> [OBJECTIVE]:
Extract, exactly, the lines from the line containing "Give me the seaborn" to the line containing "a_w = list(range(1, 50))", with both lines included and any pictures left out.

> [Records with drawing code]:

--- Start ---

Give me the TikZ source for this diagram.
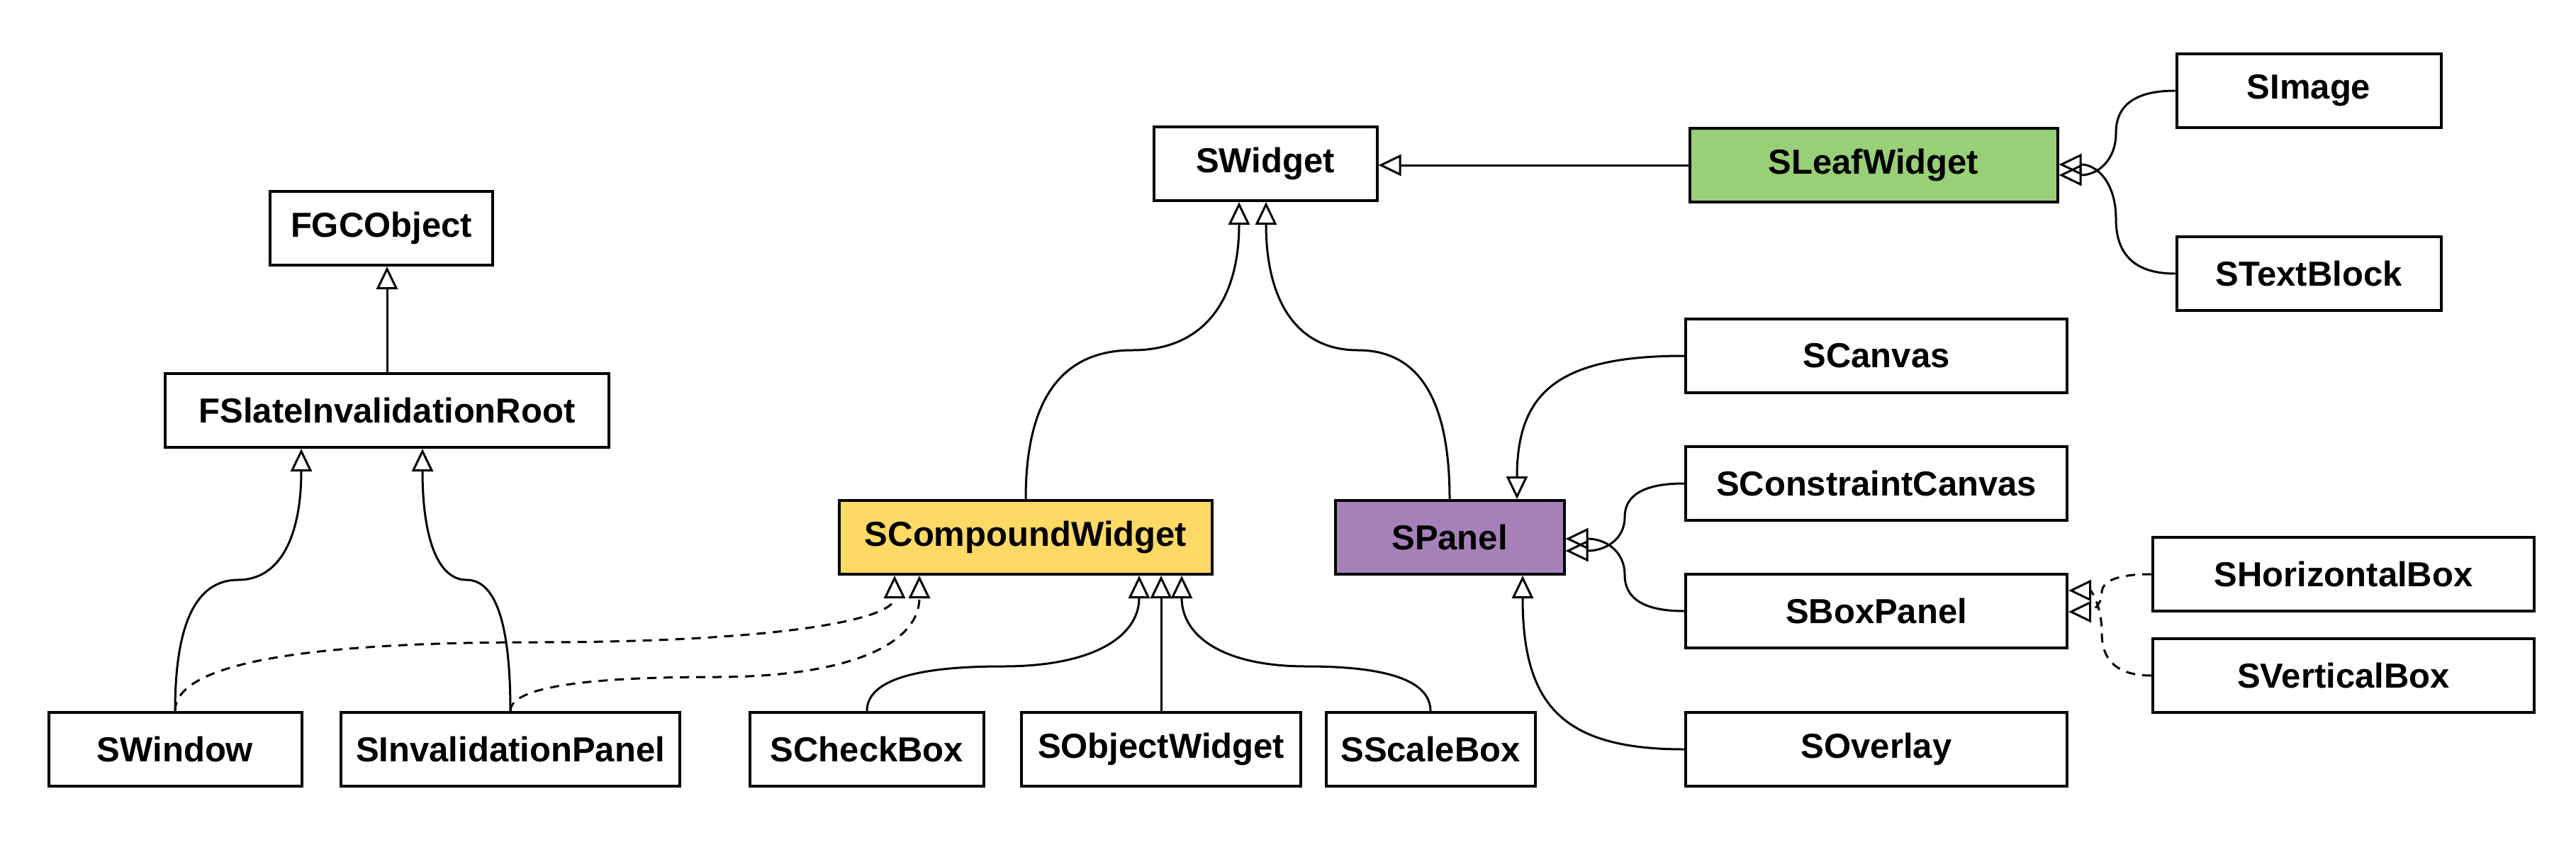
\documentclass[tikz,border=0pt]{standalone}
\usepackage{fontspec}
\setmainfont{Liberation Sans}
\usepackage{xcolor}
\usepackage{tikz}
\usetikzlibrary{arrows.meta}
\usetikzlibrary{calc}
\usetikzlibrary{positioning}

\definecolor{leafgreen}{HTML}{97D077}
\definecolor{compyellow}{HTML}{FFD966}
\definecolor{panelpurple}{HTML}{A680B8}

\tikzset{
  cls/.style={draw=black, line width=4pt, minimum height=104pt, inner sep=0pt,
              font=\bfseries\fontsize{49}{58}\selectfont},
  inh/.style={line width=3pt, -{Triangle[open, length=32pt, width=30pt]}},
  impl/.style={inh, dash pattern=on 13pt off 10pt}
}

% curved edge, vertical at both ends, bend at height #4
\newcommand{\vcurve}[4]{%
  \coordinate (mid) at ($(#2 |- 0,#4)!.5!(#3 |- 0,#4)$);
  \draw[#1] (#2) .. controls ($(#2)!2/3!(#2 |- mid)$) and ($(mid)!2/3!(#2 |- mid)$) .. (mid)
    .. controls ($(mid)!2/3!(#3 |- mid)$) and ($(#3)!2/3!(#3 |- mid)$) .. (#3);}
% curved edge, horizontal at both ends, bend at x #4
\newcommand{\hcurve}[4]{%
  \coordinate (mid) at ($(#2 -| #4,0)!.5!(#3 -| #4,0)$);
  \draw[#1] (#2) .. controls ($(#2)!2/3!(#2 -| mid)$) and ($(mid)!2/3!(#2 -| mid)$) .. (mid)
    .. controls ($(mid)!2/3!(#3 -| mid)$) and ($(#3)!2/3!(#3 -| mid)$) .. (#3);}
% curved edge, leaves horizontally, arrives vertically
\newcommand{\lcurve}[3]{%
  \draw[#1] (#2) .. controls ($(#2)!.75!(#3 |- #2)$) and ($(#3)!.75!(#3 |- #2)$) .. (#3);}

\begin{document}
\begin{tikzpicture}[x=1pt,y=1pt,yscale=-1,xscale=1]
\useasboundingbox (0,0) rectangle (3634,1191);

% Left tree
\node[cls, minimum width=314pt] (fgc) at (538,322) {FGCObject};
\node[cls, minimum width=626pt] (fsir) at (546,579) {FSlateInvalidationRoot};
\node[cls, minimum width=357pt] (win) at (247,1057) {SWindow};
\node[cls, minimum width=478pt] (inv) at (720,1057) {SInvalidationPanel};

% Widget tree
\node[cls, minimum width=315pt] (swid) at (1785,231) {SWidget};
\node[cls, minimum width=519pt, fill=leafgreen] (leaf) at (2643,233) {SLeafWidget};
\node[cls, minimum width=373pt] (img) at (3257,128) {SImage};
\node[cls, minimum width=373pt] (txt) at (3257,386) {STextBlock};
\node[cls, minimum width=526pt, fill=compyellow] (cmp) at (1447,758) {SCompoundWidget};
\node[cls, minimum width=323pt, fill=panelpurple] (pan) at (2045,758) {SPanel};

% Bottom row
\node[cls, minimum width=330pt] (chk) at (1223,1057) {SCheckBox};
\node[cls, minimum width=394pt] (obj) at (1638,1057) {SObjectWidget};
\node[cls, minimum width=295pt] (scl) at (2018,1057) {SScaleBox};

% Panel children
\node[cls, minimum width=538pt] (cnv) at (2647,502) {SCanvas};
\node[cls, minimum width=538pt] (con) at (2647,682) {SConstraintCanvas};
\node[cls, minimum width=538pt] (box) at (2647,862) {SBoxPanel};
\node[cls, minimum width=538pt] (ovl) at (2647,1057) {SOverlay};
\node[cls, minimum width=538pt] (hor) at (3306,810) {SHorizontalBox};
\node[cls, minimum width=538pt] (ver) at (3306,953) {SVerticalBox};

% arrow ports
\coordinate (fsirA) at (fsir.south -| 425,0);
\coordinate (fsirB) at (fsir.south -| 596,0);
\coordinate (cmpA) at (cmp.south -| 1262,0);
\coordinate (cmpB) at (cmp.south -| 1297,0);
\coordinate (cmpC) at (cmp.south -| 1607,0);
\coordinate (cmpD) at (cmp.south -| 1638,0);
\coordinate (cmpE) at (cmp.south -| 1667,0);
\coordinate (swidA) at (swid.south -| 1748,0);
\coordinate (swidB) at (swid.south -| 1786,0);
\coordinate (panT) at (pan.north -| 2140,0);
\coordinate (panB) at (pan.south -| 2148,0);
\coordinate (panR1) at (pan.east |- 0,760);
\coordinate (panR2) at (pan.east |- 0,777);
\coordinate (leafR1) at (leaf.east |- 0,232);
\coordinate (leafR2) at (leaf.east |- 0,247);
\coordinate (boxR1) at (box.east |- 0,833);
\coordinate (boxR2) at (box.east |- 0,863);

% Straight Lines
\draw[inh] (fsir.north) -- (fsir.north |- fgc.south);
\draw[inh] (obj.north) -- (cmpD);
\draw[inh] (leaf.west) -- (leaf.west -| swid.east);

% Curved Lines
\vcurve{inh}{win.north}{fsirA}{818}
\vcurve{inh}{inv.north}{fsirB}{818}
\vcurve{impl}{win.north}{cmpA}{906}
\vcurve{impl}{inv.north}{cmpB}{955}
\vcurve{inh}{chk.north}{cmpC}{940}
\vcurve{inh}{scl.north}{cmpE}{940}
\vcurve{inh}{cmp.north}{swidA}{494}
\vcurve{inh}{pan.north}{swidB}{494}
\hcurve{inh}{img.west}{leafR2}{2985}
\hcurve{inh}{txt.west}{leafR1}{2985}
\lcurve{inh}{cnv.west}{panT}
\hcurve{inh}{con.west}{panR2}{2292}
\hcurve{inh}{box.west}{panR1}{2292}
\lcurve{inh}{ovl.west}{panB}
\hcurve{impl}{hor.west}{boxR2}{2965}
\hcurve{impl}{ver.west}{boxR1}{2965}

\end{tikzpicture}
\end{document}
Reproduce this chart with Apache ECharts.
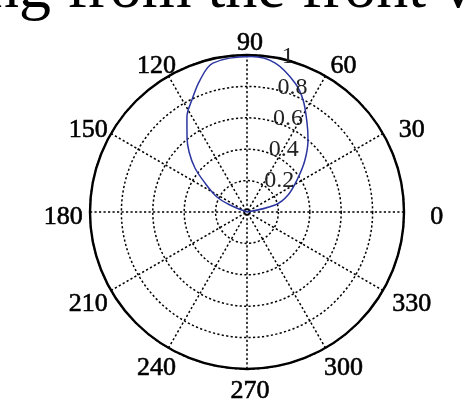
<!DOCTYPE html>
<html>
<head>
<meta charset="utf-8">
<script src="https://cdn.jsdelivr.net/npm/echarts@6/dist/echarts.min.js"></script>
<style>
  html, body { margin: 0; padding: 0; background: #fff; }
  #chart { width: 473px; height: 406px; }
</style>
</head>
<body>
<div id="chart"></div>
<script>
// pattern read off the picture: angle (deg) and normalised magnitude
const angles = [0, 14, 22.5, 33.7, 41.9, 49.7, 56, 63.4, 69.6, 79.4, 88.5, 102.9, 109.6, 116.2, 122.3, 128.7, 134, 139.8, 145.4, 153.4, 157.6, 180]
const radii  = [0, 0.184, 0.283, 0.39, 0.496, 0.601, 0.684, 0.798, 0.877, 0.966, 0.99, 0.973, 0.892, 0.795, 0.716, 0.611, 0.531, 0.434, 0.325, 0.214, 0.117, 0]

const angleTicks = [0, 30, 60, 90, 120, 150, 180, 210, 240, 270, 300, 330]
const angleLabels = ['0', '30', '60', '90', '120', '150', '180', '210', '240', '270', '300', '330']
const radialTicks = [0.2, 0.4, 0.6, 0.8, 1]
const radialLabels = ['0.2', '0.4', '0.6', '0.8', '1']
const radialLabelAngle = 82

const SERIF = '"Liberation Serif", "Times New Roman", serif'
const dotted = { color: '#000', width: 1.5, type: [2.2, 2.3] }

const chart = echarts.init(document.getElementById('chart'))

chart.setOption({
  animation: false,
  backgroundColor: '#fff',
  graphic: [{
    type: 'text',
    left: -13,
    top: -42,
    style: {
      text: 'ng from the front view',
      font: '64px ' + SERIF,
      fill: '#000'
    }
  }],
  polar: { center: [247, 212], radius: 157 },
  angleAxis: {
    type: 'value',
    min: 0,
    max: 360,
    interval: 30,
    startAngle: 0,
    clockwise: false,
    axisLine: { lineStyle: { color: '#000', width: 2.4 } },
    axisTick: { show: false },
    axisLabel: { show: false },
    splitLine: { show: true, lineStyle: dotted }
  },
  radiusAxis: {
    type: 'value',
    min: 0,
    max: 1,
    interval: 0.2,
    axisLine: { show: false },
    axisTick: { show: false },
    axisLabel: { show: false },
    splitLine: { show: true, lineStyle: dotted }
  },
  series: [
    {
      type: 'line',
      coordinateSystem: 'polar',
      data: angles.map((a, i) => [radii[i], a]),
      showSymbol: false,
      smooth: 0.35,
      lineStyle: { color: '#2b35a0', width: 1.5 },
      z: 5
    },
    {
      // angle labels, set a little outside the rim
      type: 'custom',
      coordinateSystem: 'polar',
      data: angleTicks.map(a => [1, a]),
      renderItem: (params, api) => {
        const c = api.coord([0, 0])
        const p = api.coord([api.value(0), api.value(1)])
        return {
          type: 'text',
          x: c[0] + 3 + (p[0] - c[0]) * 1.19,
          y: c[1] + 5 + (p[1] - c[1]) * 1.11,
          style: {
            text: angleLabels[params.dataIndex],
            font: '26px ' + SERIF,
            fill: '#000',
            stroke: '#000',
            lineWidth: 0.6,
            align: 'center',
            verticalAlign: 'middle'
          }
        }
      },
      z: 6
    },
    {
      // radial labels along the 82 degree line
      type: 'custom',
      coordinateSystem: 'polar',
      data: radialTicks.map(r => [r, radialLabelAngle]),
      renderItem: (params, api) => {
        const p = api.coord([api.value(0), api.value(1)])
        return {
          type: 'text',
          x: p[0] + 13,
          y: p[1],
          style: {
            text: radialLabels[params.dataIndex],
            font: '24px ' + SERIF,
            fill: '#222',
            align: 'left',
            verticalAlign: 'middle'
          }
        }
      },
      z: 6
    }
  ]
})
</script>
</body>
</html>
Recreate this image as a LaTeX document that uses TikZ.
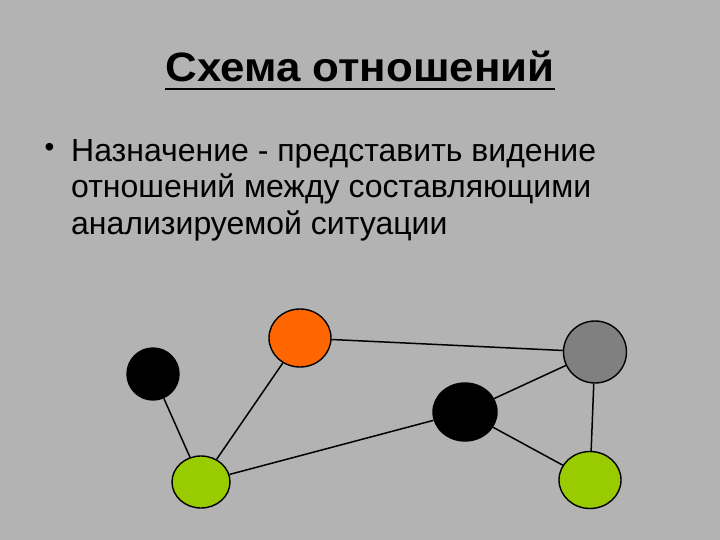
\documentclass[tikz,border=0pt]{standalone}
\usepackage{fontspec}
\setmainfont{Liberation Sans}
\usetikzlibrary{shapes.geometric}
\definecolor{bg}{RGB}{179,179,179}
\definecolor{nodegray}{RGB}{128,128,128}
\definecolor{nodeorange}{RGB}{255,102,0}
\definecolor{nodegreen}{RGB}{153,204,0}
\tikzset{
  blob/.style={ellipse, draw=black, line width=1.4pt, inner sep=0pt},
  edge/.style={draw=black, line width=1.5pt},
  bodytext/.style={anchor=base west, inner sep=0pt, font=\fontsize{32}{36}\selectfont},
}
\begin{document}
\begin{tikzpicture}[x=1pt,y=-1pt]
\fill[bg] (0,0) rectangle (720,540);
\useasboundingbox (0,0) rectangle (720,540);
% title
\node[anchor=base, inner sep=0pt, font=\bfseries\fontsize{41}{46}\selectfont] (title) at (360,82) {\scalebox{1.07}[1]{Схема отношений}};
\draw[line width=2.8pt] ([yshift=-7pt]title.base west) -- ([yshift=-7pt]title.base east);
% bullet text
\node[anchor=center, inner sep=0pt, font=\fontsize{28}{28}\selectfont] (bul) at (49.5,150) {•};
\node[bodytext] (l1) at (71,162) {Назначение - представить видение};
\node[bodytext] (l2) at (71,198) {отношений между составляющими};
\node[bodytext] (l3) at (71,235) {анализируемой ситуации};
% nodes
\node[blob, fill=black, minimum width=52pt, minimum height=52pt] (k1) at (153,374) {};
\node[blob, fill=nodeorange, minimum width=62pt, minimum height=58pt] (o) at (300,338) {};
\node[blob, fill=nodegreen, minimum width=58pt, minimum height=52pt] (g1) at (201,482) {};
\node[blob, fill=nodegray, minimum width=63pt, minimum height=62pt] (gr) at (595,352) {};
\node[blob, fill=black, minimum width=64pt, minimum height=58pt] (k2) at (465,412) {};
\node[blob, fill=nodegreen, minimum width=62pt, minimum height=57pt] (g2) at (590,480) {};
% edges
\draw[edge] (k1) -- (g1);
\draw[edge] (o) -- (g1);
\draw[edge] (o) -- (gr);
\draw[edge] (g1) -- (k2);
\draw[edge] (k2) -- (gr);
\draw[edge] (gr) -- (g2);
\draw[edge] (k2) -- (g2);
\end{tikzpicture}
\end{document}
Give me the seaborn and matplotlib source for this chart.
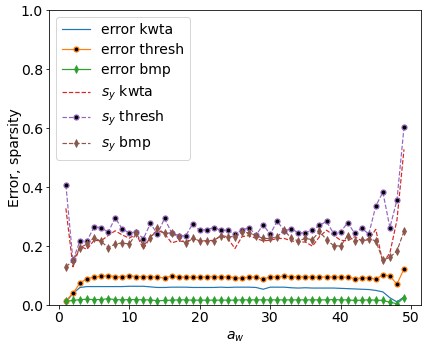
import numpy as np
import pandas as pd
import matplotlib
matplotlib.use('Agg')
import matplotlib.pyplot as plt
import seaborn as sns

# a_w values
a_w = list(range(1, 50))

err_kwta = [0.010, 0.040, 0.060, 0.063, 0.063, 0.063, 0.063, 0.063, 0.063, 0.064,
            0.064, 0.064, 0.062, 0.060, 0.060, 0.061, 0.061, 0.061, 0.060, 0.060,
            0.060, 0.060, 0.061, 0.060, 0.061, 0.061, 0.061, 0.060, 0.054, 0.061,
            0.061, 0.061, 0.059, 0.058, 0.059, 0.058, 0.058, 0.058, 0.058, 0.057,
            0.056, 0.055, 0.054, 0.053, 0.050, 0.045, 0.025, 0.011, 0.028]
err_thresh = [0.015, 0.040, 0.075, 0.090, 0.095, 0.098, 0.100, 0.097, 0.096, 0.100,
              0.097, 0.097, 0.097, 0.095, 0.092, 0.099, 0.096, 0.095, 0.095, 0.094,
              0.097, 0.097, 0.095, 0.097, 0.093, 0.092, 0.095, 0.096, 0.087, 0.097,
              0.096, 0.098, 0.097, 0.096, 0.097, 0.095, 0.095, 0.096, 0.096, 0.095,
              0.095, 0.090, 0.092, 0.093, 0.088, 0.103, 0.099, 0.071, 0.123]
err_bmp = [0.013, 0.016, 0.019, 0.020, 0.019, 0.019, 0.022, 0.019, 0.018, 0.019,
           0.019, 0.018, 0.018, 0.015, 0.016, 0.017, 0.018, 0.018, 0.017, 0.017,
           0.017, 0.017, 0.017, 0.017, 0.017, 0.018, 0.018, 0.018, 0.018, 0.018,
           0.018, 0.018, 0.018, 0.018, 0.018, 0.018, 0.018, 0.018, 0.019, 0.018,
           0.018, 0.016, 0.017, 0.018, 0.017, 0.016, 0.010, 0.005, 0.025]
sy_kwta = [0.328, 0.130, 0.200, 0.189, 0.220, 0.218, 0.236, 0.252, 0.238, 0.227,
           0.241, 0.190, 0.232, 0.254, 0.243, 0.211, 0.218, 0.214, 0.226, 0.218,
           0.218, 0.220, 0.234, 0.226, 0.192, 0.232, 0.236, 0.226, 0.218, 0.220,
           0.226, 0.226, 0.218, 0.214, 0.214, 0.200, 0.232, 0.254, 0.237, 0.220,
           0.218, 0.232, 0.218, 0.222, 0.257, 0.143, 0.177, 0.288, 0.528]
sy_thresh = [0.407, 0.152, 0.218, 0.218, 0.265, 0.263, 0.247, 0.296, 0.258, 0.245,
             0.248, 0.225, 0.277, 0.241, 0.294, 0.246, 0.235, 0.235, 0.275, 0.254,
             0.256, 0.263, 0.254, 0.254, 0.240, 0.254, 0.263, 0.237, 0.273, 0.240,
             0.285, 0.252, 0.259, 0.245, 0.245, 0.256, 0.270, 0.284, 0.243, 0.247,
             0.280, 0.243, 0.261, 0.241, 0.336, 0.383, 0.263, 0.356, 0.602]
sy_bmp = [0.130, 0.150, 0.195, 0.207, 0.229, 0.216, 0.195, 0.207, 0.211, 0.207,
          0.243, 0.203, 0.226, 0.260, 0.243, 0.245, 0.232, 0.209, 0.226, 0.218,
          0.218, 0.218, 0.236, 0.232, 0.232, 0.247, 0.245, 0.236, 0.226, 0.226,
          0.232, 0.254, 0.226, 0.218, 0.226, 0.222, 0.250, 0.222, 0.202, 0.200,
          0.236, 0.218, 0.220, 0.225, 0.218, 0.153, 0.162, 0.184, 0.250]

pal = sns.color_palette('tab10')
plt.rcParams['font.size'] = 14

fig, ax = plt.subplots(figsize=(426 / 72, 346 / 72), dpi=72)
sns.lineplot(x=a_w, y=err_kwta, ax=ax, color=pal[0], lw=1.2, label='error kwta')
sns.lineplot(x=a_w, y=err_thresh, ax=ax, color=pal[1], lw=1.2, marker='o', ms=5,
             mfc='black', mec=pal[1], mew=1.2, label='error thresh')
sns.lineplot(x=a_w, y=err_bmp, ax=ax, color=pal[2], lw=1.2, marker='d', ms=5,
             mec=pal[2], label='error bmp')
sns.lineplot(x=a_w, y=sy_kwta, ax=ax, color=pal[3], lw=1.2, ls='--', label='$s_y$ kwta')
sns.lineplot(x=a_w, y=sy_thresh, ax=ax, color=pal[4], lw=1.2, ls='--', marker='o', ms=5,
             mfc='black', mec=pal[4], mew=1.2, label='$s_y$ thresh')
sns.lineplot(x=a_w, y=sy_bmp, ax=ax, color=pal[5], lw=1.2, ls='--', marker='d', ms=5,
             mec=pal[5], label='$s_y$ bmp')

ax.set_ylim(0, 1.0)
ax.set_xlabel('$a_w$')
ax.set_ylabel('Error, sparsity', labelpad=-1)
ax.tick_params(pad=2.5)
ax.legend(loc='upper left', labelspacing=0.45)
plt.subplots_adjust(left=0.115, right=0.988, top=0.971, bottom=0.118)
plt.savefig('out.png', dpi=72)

--- End ---

> [FULL ANSWER]:
Give me the seaborn and matplotlib source for this chart.
import numpy as np
import pandas as pd
import matplotlib
matplotlib.use('Agg')
import matplotlib.pyplot as plt
import seaborn as sns

# a_w values
a_w = list(range(1, 50))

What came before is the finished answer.